Problem statement: Copy each line exactly. Drop every picture.

Material provided:
----
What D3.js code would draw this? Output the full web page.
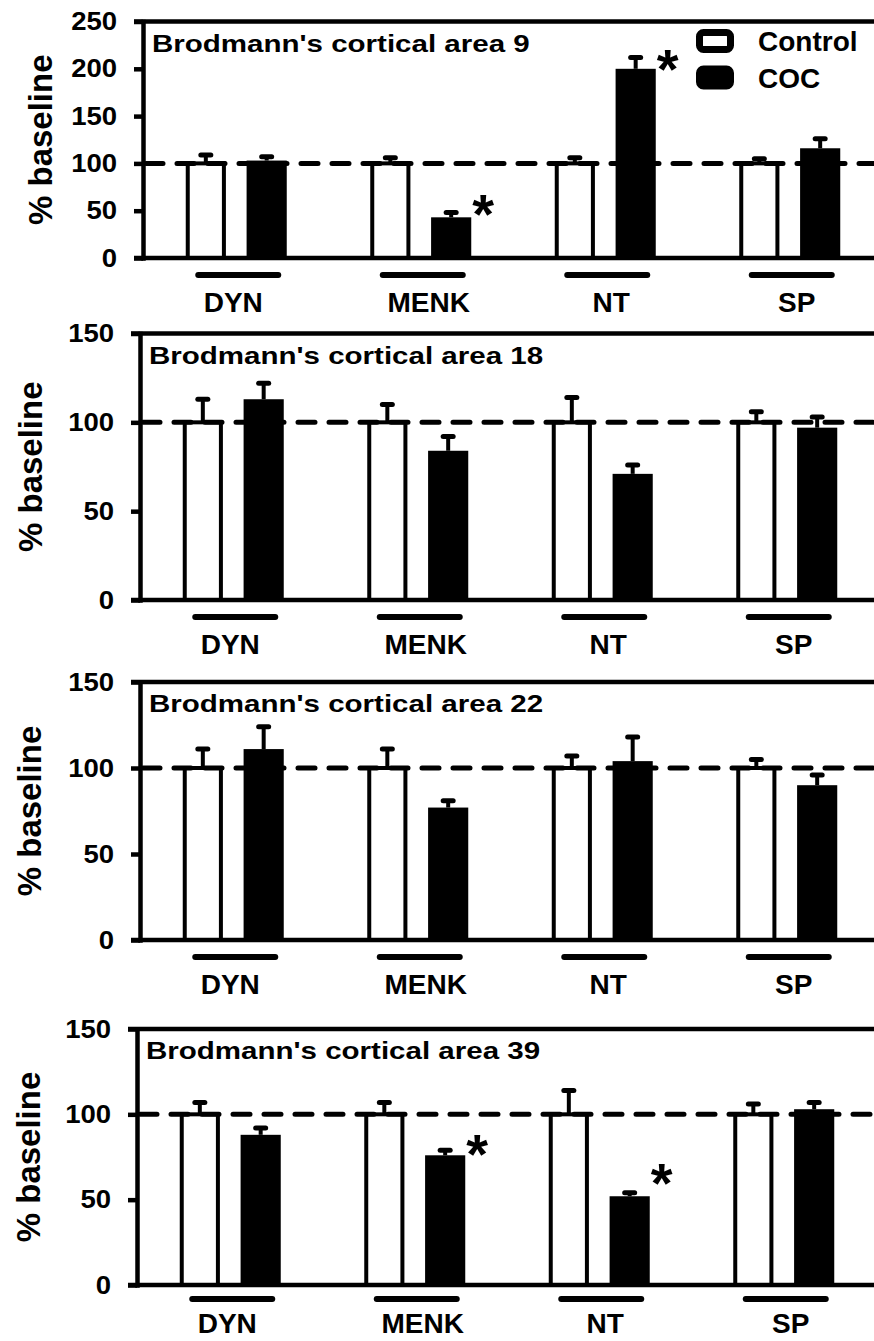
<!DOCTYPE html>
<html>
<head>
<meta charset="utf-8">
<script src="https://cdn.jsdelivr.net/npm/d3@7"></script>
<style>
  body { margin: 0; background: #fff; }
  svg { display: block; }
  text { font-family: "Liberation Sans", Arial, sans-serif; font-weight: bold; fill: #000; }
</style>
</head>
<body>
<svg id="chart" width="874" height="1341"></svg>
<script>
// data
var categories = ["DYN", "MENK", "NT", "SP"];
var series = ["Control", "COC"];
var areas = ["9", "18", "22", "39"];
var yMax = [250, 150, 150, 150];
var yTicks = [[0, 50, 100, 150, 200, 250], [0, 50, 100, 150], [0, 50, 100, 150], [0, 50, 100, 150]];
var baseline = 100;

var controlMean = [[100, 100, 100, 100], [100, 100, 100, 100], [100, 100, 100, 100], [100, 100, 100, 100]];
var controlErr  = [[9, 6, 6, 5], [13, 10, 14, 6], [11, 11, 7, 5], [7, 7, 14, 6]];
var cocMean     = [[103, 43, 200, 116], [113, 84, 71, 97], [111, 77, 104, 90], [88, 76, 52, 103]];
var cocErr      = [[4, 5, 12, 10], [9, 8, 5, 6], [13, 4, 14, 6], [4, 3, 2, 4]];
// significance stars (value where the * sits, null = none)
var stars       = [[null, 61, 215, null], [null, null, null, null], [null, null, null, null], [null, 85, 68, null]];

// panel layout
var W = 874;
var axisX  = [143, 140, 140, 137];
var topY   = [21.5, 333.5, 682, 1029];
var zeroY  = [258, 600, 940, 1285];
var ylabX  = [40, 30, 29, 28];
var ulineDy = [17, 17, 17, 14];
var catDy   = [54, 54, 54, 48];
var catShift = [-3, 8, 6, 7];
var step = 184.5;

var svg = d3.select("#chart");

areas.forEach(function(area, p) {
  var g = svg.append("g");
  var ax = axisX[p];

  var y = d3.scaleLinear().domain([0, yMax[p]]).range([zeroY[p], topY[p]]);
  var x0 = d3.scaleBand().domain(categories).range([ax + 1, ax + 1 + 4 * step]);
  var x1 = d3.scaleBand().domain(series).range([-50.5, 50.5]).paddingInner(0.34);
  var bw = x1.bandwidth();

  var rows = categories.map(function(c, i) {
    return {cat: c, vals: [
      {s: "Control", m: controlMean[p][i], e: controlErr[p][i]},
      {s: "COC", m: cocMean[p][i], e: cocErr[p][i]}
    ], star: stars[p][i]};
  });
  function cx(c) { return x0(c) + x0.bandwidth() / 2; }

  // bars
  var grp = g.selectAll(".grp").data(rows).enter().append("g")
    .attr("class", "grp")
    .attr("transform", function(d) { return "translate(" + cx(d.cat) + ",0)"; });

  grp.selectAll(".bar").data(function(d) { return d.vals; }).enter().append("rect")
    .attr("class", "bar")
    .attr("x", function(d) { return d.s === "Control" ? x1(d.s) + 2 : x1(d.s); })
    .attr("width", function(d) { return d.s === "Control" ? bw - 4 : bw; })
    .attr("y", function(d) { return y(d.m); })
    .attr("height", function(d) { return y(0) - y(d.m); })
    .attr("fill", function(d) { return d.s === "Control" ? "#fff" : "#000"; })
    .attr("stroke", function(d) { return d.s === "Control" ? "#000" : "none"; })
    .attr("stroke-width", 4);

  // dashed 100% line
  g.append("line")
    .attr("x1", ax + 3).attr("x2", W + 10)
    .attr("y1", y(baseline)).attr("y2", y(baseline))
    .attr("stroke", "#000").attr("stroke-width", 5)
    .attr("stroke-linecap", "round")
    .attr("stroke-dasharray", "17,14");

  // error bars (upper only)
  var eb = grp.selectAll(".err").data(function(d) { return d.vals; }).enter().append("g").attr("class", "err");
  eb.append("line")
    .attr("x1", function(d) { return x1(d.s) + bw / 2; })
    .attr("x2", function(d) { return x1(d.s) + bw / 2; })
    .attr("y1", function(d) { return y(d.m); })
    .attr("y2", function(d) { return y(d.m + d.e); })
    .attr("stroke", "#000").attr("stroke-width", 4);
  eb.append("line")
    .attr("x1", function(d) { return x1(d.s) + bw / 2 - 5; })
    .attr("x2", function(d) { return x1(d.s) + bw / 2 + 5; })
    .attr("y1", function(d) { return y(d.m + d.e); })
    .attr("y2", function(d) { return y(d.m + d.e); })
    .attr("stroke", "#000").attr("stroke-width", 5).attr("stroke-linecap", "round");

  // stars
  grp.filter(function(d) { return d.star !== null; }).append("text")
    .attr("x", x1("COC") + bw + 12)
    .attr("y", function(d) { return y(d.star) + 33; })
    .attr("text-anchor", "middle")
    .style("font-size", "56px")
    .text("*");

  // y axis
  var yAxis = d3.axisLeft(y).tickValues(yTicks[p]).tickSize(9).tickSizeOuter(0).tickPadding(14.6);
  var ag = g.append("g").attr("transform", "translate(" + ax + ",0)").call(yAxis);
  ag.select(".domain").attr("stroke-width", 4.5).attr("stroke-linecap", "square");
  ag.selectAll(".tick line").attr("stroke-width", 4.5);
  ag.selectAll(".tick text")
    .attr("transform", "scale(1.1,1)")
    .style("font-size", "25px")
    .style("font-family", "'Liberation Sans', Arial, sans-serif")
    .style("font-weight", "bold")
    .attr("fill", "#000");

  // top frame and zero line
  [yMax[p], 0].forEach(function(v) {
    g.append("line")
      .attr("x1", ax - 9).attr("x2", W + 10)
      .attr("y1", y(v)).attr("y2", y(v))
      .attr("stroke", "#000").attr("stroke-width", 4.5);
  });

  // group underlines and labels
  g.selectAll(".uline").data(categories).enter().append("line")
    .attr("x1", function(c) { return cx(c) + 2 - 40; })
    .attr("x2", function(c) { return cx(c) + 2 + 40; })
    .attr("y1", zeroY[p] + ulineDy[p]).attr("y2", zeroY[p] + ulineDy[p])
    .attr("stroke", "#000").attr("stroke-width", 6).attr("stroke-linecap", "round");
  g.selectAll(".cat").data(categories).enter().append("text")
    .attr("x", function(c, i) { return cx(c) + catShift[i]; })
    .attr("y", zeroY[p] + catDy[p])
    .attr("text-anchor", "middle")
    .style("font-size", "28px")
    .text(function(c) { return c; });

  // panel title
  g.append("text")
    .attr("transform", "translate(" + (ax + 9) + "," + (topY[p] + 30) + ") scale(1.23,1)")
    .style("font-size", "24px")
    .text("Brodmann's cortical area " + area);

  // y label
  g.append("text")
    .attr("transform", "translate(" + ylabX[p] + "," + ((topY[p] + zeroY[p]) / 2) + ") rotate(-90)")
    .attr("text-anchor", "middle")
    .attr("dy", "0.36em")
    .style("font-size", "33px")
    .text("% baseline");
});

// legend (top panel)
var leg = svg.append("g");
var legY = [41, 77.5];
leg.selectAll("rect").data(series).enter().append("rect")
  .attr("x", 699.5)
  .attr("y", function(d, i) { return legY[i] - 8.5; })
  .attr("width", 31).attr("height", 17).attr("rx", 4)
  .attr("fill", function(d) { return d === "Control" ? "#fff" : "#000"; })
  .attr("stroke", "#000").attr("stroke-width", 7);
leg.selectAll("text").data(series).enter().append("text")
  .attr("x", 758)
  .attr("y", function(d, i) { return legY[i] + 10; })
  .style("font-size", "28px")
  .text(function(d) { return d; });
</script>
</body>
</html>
----
Output below:
What D3.js code would draw this? Output the full web page.
<!DOCTYPE html>
<html>
<head>
<meta charset="utf-8">
<script src="https://cdn.jsdelivr.net/npm/d3@7"></script>
<style>
  body { margin: 0; background: #fff; }
  svg { display: block; }
  text { font-family: "Liberation Sans", Arial, sans-serif; font-weight: bold; fill: #000; }
</style>
</head>
<body>
<svg id="chart" width="874" height="1341"></svg>
<script>
// data
var categories = ["DYN", "MENK", "NT", "SP"];
var series = ["Control", "COC"];
var areas = ["9", "18", "22", "39"];
var yMax = [250, 150, 150, 150];
var yTicks = [[0, 50, 100, 150, 200, 250], [0, 50, 100, 150], [0, 50, 100, 150], [0, 50, 100, 150]];
var baseline = 100;

var controlMean = [[100, 100, 100, 100], [100, 100, 100, 100], [100, 100, 100, 100], [100, 100, 100, 100]];
var controlErr  = [[9, 6, 6, 5], [13, 10, 14, 6], [11, 11, 7, 5], [7, 7, 14, 6]];
var cocMean     = [[103, 43, 200, 116], [113, 84, 71, 97], [111, 77, 104, 90], [88, 76, 52, 103]];
var cocErr      = [[4, 5, 12, 10], [9, 8, 5, 6], [13, 4, 14, 6], [4, 3, 2, 4]];
// significance stars (value where the * sits, null = none)
var stars       = [[null, 61, 215, null], [null, null, null, null], [null, null, null, null], [null, 85, 68, null]];

// panel layout
var W = 874;
var axisX  = [143, 140, 140, 137];
var topY   = [21.5, 333.5, 682, 1029];
var zeroY  = [258, 600, 940, 1285];
var ylabX  = [40, 30, 29, 28];
var ulineDy = [17, 17, 17, 14];
var catDy   = [54, 54, 54, 48];
var catShift = [-3, 8, 6, 7];
var step = 184.5;

var svg = d3.select("#chart");

areas.forEach(function(area, p) {
  var g = svg.append("g");
  var ax = axisX[p];

  var y = d3.scaleLinear().domain([0, yMax[p]]).range([zeroY[p], topY[p]]);
  var x0 = d3.scaleBand().domain(categories).range([ax + 1, ax + 1 + 4 * step]);
  var x1 = d3.scaleBand().domain(series).range([-50.5, 50.5]).paddingInner(0.34);
  var bw = x1.bandwidth();

  var rows = categories.map(function(c, i) {
    return {cat: c, vals: [
      {s: "Control", m: controlMean[p][i], e: controlErr[p][i]},
      {s: "COC", m: cocMean[p][i], e: cocErr[p][i]}
    ], star: stars[p][i]};
  });
  function cx(c) { return x0(c) + x0.bandwidth() / 2; }

  // bars
  var grp = g.selectAll(".grp").data(rows).enter().append("g")
    .attr("class", "grp")
    .attr("transform", function(d) { return "translate(" + cx(d.cat) + ",0)"; });

  grp.selectAll(".bar").data(function(d) { return d.vals; }).enter().append("rect")
    .attr("class", "bar")
    .attr("x", function(d) { return d.s === "Control" ? x1(d.s) + 2 : x1(d.s); })
    .attr("width", function(d) { return d.s === "Control" ? bw - 4 : bw; })
    .attr("y", function(d) { return y(d.m); })
    .attr("height", function(d) { return y(0) - y(d.m); })
    .attr("fill", function(d) { return d.s === "Control" ? "#fff" : "#000"; })
    .attr("stroke", function(d) { return d.s === "Control" ? "#000" : "none"; })
    .attr("stroke-width", 4);

  // dashed 100% line
  g.append("line")
    .attr("x1", ax + 3).attr("x2", W + 10)
    .attr("y1", y(baseline)).attr("y2", y(baseline))
    .attr("stroke", "#000").attr("stroke-width", 5)
    .attr("stroke-linecap", "round")
    .attr("stroke-dasharray", "17,14");

  // error bars (upper only)
  var eb = grp.selectAll(".err").data(function(d) { return d.vals; }).enter().append("g").attr("class", "err");
  eb.append("line")
    .attr("x1", function(d) { return x1(d.s) + bw / 2; })
    .attr("x2", function(d) { return x1(d.s) + bw / 2; })
    .attr("y1", function(d) { return y(d.m); })
    .attr("y2", function(d) { return y(d.m + d.e); })
    .attr("stroke", "#000").attr("stroke-width", 4);
  eb.append("line")
    .attr("x1", function(d) { return x1(d.s) + bw / 2 - 5; })
    .attr("x2", function(d) { return x1(d.s) + bw / 2 + 5; })
    .attr("y1", function(d) { return y(d.m + d.e); })
    .attr("y2", function(d) { return y(d.m + d.e); })
    .attr("stroke", "#000").attr("stroke-width", 5).attr("stroke-linecap", "round");

  // stars
  grp.filter(function(d) { return d.star !== null; }).append("text")
    .attr("x", x1("COC") + bw + 12)
    .attr("y", function(d) { return y(d.star) + 33; })
    .attr("text-anchor", "middle")
    .style("font-size", "56px")
    .text("*");

  // y axis
  var yAxis = d3.axisLeft(y).tickValues(yTicks[p]).tickSize(9).tickSizeOuter(0).tickPadding(14.6);
  var ag = g.append("g").attr("transform", "translate(" + ax + ",0)").call(yAxis);
  ag.select(".domain").attr("stroke-width", 4.5).attr("stroke-linecap", "square");
  ag.selectAll(".tick line").attr("stroke-width", 4.5);
  ag.selectAll(".tick text")
    .attr("transform", "scale(1.1,1)")
    .style("font-size", "25px")
    .style("font-family", "'Liberation Sans', Arial, sans-serif")
    .style("font-weight", "bold")
    .attr("fill", "#000");

  // top frame and zero line
  [yMax[p], 0].forEach(function(v) {
    g.append("line")
      .attr("x1", ax - 9).attr("x2", W + 10)
      .attr("y1", y(v)).attr("y2", y(v))
      .attr("stroke", "#000").attr("stroke-width", 4.5);
  });

  // group underlines and labels
  g.selectAll(".uline").data(categories).enter().append("line")
    .attr("x1", function(c) { return cx(c) + 2 - 40; })
    .attr("x2", function(c) { return cx(c) + 2 + 40; })
    .attr("y1", zeroY[p] + ulineDy[p]).attr("y2", zeroY[p] + ulineDy[p])
    .attr("stroke", "#000").attr("stroke-width", 6).attr("stroke-linecap", "round");
  g.selectAll(".cat").data(categories).enter().append("text")
    .attr("x", function(c, i) { return cx(c) + catShift[i]; })
    .attr("y", zeroY[p] + catDy[p])
    .attr("text-anchor", "middle")
    .style("font-size", "28px")
    .text(function(c) { return c; });

  // panel title
  g.append("text")
    .attr("transform", "translate(" + (ax + 9) + "," + (topY[p] + 30) + ") scale(1.23,1)")
    .style("font-size", "24px")
    .text("Brodmann's cortical area " + area);

  // y label
  g.append("text")
    .attr("transform", "translate(" + ylabX[p] + "," + ((topY[p] + zeroY[p]) / 2) + ") rotate(-90)")
    .attr("text-anchor", "middle")
    .attr("dy", "0.36em")
    .style("font-size", "33px")
    .text("% baseline");
});

// legend (top panel)
var leg = svg.append("g");
var legY = [41, 77.5];
leg.selectAll("rect").data(series).enter().append("rect")
  .attr("x", 699.5)
  .attr("y", function(d, i) { return legY[i] - 8.5; })
  .attr("width", 31).attr("height", 17).attr("rx", 4)
  .attr("fill", function(d) { return d === "Control" ? "#fff" : "#000"; })
  .attr("stroke", "#000").attr("stroke-width", 7);
leg.selectAll("text").data(series).enter().append("text")
  .attr("x", 758)
  .attr("y", function(d, i) { return legY[i] + 10; })
  .style("font-size", "28px")
  .text(function(d) { return d; });
</script>
</body>
</html>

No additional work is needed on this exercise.